Source code of charts:
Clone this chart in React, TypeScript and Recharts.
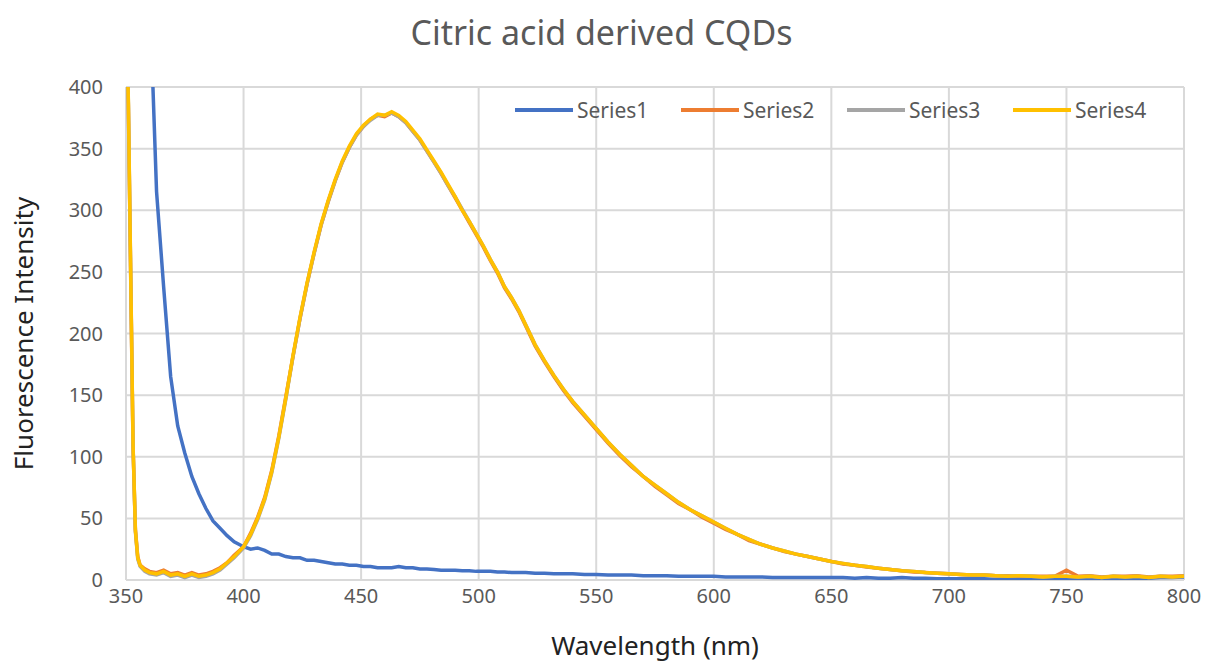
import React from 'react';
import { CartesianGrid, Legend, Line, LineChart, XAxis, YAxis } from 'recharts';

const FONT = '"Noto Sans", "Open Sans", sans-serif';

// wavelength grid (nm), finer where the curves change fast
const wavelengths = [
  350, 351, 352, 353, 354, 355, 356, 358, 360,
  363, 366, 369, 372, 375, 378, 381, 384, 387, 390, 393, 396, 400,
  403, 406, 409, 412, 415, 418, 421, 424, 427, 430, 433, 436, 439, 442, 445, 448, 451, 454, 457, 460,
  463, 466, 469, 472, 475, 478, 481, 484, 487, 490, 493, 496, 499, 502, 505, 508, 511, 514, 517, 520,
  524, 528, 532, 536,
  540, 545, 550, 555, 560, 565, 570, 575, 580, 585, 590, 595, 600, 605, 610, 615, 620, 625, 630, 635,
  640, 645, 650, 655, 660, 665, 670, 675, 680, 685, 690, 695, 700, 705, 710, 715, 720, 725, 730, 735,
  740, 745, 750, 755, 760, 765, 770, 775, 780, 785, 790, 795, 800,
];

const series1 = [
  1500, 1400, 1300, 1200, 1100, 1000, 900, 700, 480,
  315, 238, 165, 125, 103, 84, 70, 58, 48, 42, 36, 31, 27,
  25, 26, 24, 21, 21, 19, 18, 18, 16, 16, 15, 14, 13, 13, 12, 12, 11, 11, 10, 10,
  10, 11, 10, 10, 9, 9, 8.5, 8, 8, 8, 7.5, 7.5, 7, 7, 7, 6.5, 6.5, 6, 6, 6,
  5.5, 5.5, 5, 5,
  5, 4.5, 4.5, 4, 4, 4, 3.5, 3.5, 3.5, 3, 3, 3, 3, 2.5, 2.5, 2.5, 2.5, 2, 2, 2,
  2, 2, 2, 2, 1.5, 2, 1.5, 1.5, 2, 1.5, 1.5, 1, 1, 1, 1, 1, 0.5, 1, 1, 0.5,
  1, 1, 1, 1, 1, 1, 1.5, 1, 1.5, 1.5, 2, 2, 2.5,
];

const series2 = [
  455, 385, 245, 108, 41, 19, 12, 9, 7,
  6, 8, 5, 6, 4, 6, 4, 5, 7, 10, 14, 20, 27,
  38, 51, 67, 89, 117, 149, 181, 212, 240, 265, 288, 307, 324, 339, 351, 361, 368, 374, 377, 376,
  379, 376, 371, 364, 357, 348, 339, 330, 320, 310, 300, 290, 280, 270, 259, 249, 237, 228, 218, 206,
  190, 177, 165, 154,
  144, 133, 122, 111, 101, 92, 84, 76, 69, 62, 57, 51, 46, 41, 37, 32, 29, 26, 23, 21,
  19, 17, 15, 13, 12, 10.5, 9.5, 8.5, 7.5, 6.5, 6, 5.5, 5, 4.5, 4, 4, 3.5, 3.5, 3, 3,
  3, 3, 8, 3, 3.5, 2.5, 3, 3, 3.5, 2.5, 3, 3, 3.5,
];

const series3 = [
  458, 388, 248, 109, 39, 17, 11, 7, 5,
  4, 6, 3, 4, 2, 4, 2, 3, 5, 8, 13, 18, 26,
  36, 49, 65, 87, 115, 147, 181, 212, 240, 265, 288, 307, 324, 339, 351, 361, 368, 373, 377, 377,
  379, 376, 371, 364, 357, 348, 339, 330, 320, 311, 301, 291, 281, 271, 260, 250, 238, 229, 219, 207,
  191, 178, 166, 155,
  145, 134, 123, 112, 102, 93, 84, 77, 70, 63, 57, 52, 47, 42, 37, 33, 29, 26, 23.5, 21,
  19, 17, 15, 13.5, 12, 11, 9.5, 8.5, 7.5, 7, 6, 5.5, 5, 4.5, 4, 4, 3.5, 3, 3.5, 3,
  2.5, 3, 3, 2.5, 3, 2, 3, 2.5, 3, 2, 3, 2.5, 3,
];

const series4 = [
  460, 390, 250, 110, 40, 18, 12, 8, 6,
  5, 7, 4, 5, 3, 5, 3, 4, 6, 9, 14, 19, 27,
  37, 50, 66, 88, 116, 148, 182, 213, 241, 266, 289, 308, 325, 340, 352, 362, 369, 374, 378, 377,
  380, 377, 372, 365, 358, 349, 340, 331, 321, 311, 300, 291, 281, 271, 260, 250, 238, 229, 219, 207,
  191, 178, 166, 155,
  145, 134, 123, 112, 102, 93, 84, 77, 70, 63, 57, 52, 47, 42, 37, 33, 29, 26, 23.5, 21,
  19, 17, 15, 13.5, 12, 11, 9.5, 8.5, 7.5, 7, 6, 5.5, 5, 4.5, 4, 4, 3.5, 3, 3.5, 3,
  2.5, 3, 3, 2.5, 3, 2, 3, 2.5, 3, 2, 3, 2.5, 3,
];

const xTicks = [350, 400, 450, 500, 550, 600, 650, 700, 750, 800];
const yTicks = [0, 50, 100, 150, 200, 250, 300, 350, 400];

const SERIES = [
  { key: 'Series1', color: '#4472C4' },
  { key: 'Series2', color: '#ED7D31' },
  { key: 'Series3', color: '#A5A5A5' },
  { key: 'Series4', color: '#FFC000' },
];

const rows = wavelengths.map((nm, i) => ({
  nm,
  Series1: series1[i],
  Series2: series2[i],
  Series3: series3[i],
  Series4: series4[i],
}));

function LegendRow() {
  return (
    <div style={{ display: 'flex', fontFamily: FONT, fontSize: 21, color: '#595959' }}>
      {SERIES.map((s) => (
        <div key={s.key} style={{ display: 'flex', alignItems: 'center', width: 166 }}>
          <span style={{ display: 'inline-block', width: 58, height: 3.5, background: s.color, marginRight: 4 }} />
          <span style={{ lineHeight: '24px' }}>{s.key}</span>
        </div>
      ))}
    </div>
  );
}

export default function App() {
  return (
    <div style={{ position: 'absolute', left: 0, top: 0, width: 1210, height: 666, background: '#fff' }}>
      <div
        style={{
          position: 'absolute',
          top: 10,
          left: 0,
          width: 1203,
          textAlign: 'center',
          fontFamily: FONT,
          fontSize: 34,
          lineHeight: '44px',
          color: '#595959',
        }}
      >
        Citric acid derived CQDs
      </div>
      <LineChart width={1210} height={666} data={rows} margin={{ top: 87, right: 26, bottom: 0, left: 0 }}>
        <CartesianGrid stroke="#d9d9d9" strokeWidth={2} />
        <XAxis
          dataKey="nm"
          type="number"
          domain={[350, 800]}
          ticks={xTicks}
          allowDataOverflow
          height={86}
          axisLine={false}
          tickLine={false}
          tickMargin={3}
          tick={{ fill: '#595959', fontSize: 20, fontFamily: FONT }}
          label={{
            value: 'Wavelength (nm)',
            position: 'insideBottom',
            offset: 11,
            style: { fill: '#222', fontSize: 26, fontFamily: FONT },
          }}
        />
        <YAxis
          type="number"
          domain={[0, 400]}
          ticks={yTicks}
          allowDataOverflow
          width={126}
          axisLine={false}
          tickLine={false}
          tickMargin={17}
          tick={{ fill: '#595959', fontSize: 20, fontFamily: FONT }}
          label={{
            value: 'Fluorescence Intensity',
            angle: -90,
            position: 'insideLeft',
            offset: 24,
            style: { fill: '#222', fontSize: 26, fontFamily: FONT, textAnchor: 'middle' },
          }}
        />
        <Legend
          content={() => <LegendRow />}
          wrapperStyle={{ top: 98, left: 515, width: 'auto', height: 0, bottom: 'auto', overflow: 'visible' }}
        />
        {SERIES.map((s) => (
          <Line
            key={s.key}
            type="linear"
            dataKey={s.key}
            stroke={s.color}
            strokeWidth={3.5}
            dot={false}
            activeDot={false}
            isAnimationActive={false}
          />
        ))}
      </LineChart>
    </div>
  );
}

--

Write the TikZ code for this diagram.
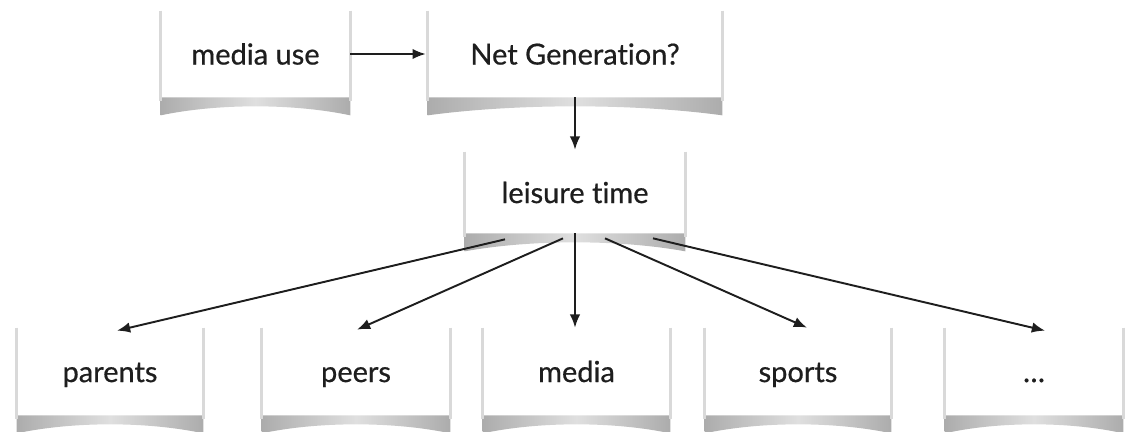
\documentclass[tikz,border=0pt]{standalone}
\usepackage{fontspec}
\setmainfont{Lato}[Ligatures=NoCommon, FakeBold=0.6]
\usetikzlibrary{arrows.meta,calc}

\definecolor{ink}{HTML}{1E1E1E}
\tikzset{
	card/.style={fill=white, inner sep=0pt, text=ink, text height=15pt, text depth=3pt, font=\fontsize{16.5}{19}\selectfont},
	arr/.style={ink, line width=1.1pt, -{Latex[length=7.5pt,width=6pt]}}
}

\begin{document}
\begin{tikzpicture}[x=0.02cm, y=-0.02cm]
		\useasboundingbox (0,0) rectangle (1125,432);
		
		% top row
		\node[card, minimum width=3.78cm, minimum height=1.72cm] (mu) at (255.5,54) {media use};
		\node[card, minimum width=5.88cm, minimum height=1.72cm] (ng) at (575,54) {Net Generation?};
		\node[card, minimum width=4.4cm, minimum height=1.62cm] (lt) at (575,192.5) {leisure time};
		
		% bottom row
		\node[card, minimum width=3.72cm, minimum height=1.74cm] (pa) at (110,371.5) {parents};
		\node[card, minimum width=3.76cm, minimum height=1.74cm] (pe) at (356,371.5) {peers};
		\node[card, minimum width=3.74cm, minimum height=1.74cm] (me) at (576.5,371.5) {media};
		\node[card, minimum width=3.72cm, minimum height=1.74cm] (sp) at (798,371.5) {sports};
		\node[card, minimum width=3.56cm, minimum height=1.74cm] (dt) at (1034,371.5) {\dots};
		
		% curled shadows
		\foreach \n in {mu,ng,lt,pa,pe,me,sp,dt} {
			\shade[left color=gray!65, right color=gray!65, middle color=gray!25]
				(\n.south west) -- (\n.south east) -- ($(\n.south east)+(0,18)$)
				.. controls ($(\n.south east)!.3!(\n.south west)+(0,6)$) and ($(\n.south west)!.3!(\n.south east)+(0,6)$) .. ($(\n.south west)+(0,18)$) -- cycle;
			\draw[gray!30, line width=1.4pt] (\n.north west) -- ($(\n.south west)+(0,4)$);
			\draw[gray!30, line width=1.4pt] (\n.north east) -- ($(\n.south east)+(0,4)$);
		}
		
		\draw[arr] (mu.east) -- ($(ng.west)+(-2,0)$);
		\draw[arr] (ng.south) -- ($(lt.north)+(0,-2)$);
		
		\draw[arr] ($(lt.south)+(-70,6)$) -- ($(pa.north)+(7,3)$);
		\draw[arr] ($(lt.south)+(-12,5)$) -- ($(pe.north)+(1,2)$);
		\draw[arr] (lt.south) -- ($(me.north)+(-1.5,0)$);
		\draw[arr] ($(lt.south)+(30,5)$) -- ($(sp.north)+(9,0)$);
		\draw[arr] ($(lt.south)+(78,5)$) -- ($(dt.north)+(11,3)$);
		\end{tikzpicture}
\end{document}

--

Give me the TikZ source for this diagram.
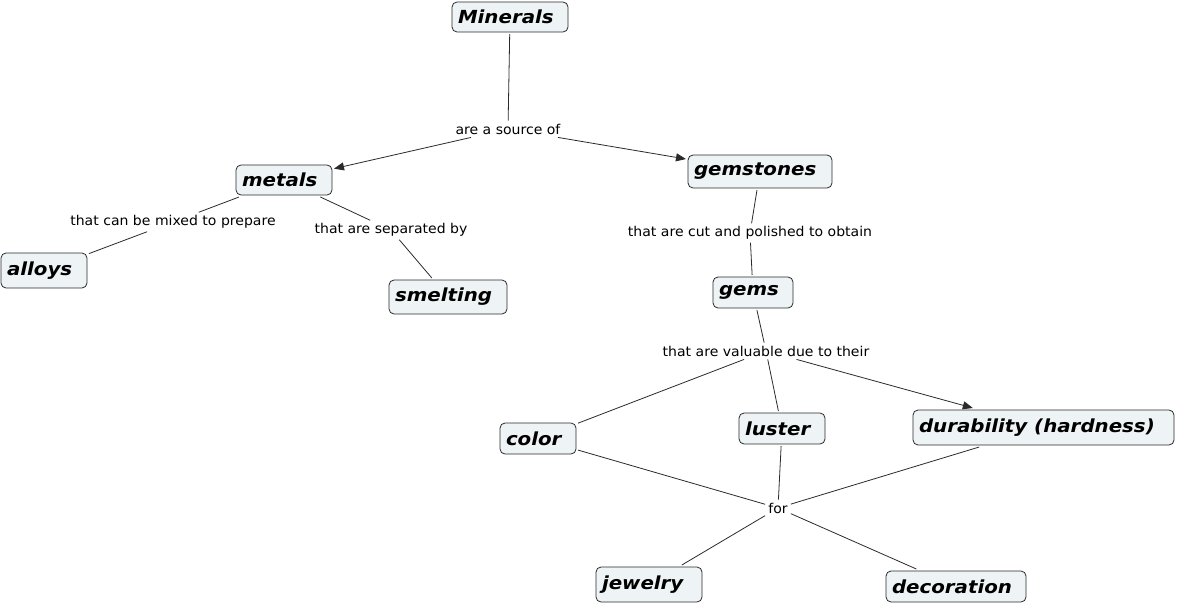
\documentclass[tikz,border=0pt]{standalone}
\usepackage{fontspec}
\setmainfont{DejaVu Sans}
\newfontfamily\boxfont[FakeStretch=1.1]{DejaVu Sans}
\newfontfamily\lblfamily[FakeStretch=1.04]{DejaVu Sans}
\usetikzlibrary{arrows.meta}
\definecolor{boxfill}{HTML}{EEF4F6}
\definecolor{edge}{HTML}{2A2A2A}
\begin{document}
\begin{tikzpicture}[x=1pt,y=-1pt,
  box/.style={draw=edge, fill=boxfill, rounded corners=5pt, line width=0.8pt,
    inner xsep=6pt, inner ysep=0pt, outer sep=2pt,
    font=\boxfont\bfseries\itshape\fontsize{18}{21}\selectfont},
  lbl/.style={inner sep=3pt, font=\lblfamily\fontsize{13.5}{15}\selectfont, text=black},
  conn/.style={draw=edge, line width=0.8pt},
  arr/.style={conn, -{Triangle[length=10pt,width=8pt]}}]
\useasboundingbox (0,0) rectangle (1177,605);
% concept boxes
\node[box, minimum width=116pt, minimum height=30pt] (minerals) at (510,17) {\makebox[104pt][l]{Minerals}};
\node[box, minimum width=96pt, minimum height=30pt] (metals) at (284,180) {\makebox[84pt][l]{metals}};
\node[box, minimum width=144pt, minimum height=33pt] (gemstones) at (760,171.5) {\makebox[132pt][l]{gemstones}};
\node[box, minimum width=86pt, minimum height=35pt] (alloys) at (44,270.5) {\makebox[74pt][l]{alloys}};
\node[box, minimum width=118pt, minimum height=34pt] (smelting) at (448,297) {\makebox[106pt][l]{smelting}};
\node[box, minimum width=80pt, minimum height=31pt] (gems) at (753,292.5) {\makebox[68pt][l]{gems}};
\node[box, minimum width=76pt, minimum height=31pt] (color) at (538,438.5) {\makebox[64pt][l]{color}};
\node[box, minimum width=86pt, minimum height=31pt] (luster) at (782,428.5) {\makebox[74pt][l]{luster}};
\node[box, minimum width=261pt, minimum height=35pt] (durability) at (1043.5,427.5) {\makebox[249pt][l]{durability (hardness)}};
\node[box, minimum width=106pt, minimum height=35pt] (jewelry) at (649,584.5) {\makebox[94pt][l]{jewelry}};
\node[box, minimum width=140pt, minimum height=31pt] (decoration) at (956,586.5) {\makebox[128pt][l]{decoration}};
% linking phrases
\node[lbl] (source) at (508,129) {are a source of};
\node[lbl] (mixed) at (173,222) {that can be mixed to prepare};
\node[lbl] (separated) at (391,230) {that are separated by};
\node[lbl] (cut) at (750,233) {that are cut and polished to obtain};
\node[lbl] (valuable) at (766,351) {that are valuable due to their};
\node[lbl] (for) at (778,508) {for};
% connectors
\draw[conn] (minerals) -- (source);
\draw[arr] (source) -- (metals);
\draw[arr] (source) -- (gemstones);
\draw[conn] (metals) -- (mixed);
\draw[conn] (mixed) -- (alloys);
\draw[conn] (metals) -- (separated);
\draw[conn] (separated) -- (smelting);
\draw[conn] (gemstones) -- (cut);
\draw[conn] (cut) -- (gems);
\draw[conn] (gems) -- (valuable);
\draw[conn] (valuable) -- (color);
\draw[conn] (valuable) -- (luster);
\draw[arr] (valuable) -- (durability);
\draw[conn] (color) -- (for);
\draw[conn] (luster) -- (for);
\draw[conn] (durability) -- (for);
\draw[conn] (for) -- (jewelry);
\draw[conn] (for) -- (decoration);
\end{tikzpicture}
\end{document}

Goal of the exercise.
Copy all lines of the material above where the string "React" occurs.

Reply to the task.
Clone this chart in React, TypeScript and Recharts.
import React from 'react';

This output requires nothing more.